Bridge Assocs. L.L.C. v. Stockstill, 561 F.3d 377, 384 (5th Cir.2009) (“[T]he complaint must contain either direct allegations or permit properly drawn inferences to support every material point necessary to sustain recovery”) (internal quotation marks and citations omitted). “Claims alleging fraud and fraudulent inducement are subject to the requirements of Rule 9(b) of the Federal Rules of Civil Procedure.” Schnurr v. Preston, No. 5:17–CV–512–DAE, 2018 WL 8584292, at *3 (W.D. Tex., May 29, 2018).
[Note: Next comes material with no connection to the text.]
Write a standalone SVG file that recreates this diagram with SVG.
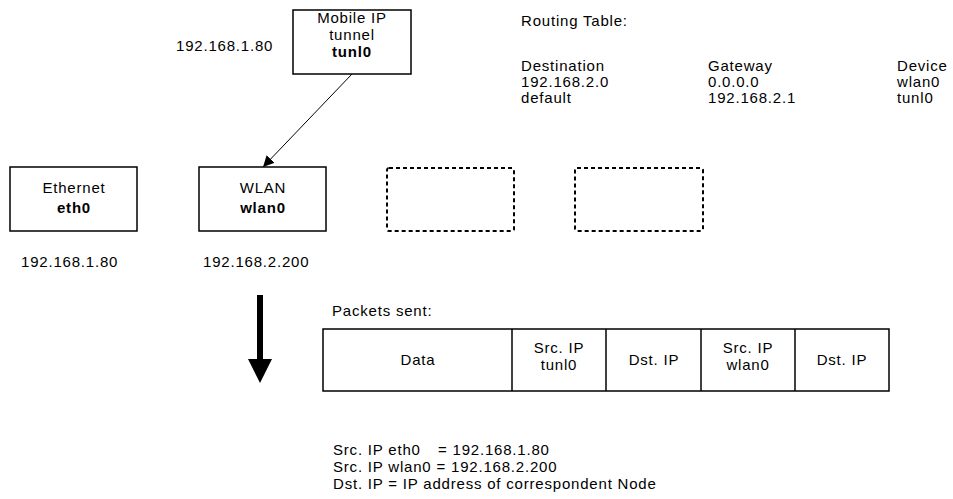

Rule 9(b) states that “[i]n alleging fraud or mistake, a party must state with particularity the circumstances constituting fraud or mistake.” FED. R. CIV. P. 9(b). “[A]rticulating the elements of fraud with particularity requires a plaintiff to specify the statements contended to be fraudulent, identify the speaker, state when and where the statements were made, and explain why the statements were fraudulent.” Williams v. VMX Technologies, Inc., 112 F.3d 175, 177 (5th Cir. 1997). “Directly put, the who, what, when, and where must be laid out.” Id. at 178. “Facts and circumstances constituting charged fraud must be specifically demonstrated and cannot be presumed from vague allegations.” Howard v. Sun Oil Co., 404 F.2d 596, 601 (5th Cir. 1968). “Anything less fails to provide defendants with adequate notice of the nature and grounds of

the claim.” Hart v. Bayer Corp., 199 F.3d 239, 247 n.6 (5th Cir. 2000). “Although the language of Rule 9(b) confines its requirements to claims of . . . fraud, the requirements of the rule apply to all cases where the gravamen of the claim is fraud even though the theory supporting the claim is not technically termed fraud.” Frith v. Guardian Life Ins. Co. of Am., 9 F. Supp. 2d 734, 742 (S.D. Tex. March 31, 1998). Thus “[c]laims alleging violations of the Texas Insurance Code and the DTPA and those asserting . . . negligent misrepresentation are subject to the requirements of Rule 9(b).” Id.